Ten Charged in Fairfax Heroin Ring
( Alexandria , VA ) -Joshua Randolph Quick, 21, of Centreville, Virginia, David Elliot Schreider, 20, of Centreville, Virginia, Lokesh Rawat, 19, of Centreville, Virginia, Daniel Richard Nash, 19, of Centreville, Virginia, Tayler Leigh Gibson, 19, of Centreville, Virginia, Anna Lucille Richter, 20, of Centreville, Virginia, Jessica Reynolds Remington, 19, of Fairfax, Virginia, Ashleigh Lynn Shade, 19, of Fairfax, Virginia, Skylar Marti Schnippel, 19, of Centreville, Virginia, and a tenth individual were all charged with being part of a heroin distribution ring operating primarily in Fairfax County, Virginia. All except Schnippel were charged with conspiracy to distribute 100 grams or more of heroin. Schnippel was charged with distribution of heroin resulting in death. Dana J. Boente, Acting United States Attorney for the Eastern District of Virginia; Colonel David Rohrer, Chief of Police, Fairfax County Police Department, and Joseph Persichini, Jr., Assistant Director in Charge, Federal Bureau of Investigation, Washington Field Office made the announcement in “Operation Smackdown” after the case was unsealed this afternoon upon the arrests of Schreider, Rawat, Nash, and Remington.

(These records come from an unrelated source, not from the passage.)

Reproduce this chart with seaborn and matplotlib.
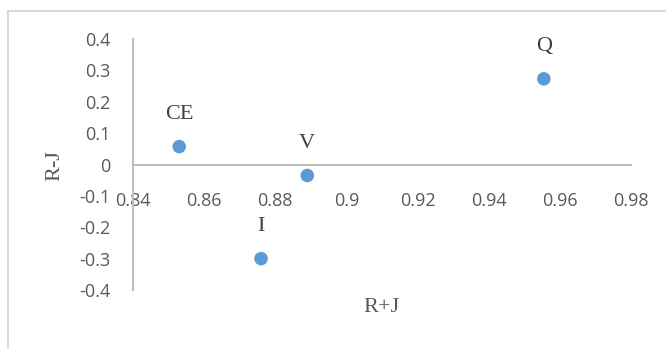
import matplotlib.pyplot as plt
import matplotlib.patches as patches
import pandas as pd
import seaborn as sns

# data
labels = ["CE", "I", "V", "Q"]
r_plus_j = [0.853, 0.876, 0.889, 0.9555]
r_minus_j = [0.057, -0.300, -0.035, 0.273]

x_ticks = [0.84, 0.86, 0.88, 0.9, 0.92, 0.94, 0.96, 0.98]
x_tick_labels = ["0.84", "0.86", "0.88", "0.9", "0.92", "0.94", "0.96", "0.98"]
y_ticks = [-0.4, -0.3, -0.2, -0.1, 0, 0.1, 0.2, 0.3, 0.4]
y_tick_labels = ["-0.4", "-0.3", "-0.2", "-0.1", "0", "0.1", "0.2", "0.3", "0.4"]

df = pd.DataFrame({"label": labels, "R+J": r_plus_j, "R-J": r_minus_j})

sns.set_style("white")
plt.rcParams["font.family"] = ["Open Sans", "DejaVu Sans"]

fig = plt.figure(figsize=(6.66, 3.49), dpi=100, facecolor="white")
ax = fig.add_axes([133 / 666, 59 / 349, 498 / 666, 251 / 349])

# outer chart border (only top/left visible, the rest is cropped)
fig.patches.append(patches.Rectangle((8 / 666, -0.1), 1.2, (349 - 11) / 349 + 0.1,
                                     transform=fig.transFigure, fill=False,
                                     edgecolor="#d9d9d9", lw=1.5))

sns.scatterplot(data=df, x="R+J", y="R-J", ax=ax, color="#5B9BD5",
                s=95, edgecolor="none", legend=False, zorder=3)

for _, row in df.iterrows():
    ax.annotate(row["label"], (row["R+J"], row["R-J"]), xytext=(0, 23),
                textcoords="offset points", ha="center", va="center",
                fontsize=16, color="#404040", family="Liberation Serif")

ax.set_xlim(0.84, 0.98)
ax.set_ylim(-0.4, 0.4)
ax.set_xticks(x_ticks)
ax.set_xticklabels(x_tick_labels)
ax.set_yticks(y_ticks)
ax.set_yticklabels(y_tick_labels)

# axes crossing at zero, like Excel
ax.spines["bottom"].set_position(("data", 0))
ax.spines["top"].set_visible(False)
ax.spines["right"].set_visible(False)
for side in ["left", "bottom"]:
    ax.spines[side].set_color("#bfbfbf")
    ax.spines[side].set_linewidth(1.5)

ax.tick_params(axis="x", length=0, pad=20, labelsize=13, labelcolor="#595959")
ax.tick_params(axis="y", length=0, pad=16, labelsize=13, labelcolor="#595959")

ax.set_xlabel("")
ax.set_ylabel("")
fig.text(381 / 666, 1 - 308 / 349, "R+J", ha="center", va="center",
         fontsize=16, color="#595959", family="Liberation Serif")
fig.text(55 / 666, 1 - 166 / 349, "R-J", ha="center", va="center", rotation=90,
         fontsize=16, color="#595959", family="Liberation Serif")

fig.savefig("out.png", dpi=100, facecolor="white")
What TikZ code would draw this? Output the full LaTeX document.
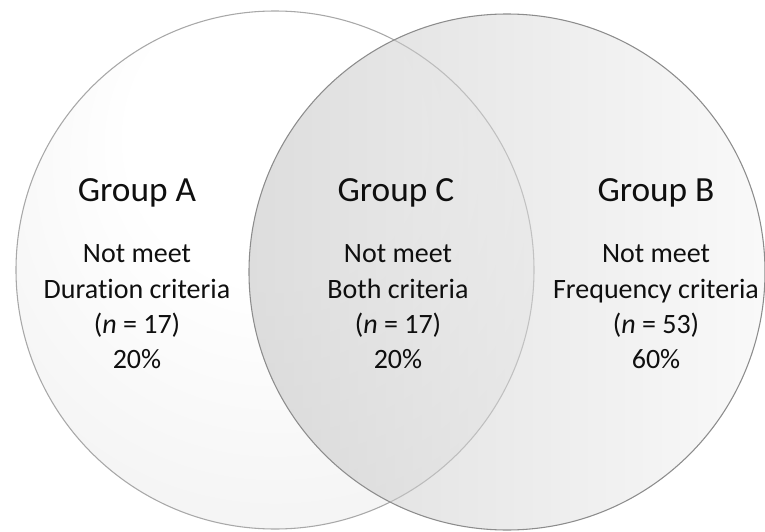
\documentclass[tikz,border=0pt]{standalone}
\usepackage{fontspec}
\setmainfont{Carlito}[Ligatures=NoCommon]
\usepackage{xcolor}
\usetikzlibrary{positioning}
\definecolor{vennInk}{RGB}{15,15,15}
\definecolor{vennEdgeA}{RGB}{168,168,168}
\definecolor{vennEdgeB}{RGB}{140,140,140}
% soft light spot in the upper half of circle A
\pgfdeclareradialshading{groupAglow}{\pgfpoint{0bp}{18bp}}{%
  color(0bp)=(white); color(14bp)=(white); color(50bp)=(gray!17)}

\begin{document}
\begin{tikzpicture}[x=0.75pt,y=-0.75pt,
  groupname/.style={font={\fontsize{26.5}{30}\selectfont}, text=vennInk, align=center},
  groupinfo/.style={font={\fontsize{21}{26.5}\selectfont}, text=vennInk, align=center}]
  \useasboundingbox (0,0) rectangle (765,532);
  \fill[white] (0,0) rectangle (765,532);
  % the two sets
  \shade[shading=groupAglow, draw=vennEdgeA, line width=0.8pt] (275,270) circle (259);
  \shade[left color=gray!52, middle color=gray!26, right color=gray!8, fill opacity=0.5,
    draw=vennEdgeB, line width=0.8pt] (507,272) circle (258);
  % labels
  \node[groupname] (grpA) at (137,193) {Group A};
  \node[groupname] (grpC) at (396,193) {Group C};
  \node[groupname] (grpB) at (656,193) {Group B};
  \node[groupinfo] (infoA) at (137,307) {Not meet\\Duration criteria\\(\textit{n} = 17)\\20\%};
  \node[groupinfo] (infoC) at (398,307) {Not meet\\Both criteria\\(\textit{n} = 17)\\20\%};
  \node[groupinfo] (infoB) at (656,307) {Not meet\\Frequency criteria\\(\textit{n} = 53)\\60\%};
\end{tikzpicture}
\end{document}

According to Court documents, since the summer of 2007, a group of heroin dealers and users purchased heroin in Washington, D.C., and Baltimore, Maryland, to use and sell the drugs in the Centreville area. The heroin ring is responsible for multiple overdoses and at least three heroin-related deaths since December 2007. Quick and one other defendant are charged with distributing heroin that caused one user to overdose and be hospitalized in August 2007. Schnippel is charged with distributing heroin that caused the death of that same user in March 2008. As a result, those three defendants will face mandatory 20-year sentences with the possibility of life in prison. The remaining defendants each face mandatory five-year sentences with the possibility of 40 years in prison.
This case is being investigated by the Federal Bureau of Investigation and the Fairfax County Police Department and is being prosecuted by Assistant United States Attorneys Erik R. Barnett, Daniel J. Grooms and Lauren A. Wetzler.
The public is reminded that the charges in a criminal complaint are mere allegations and that defendants are presumed innocent unless and until proven guilty in a court of law.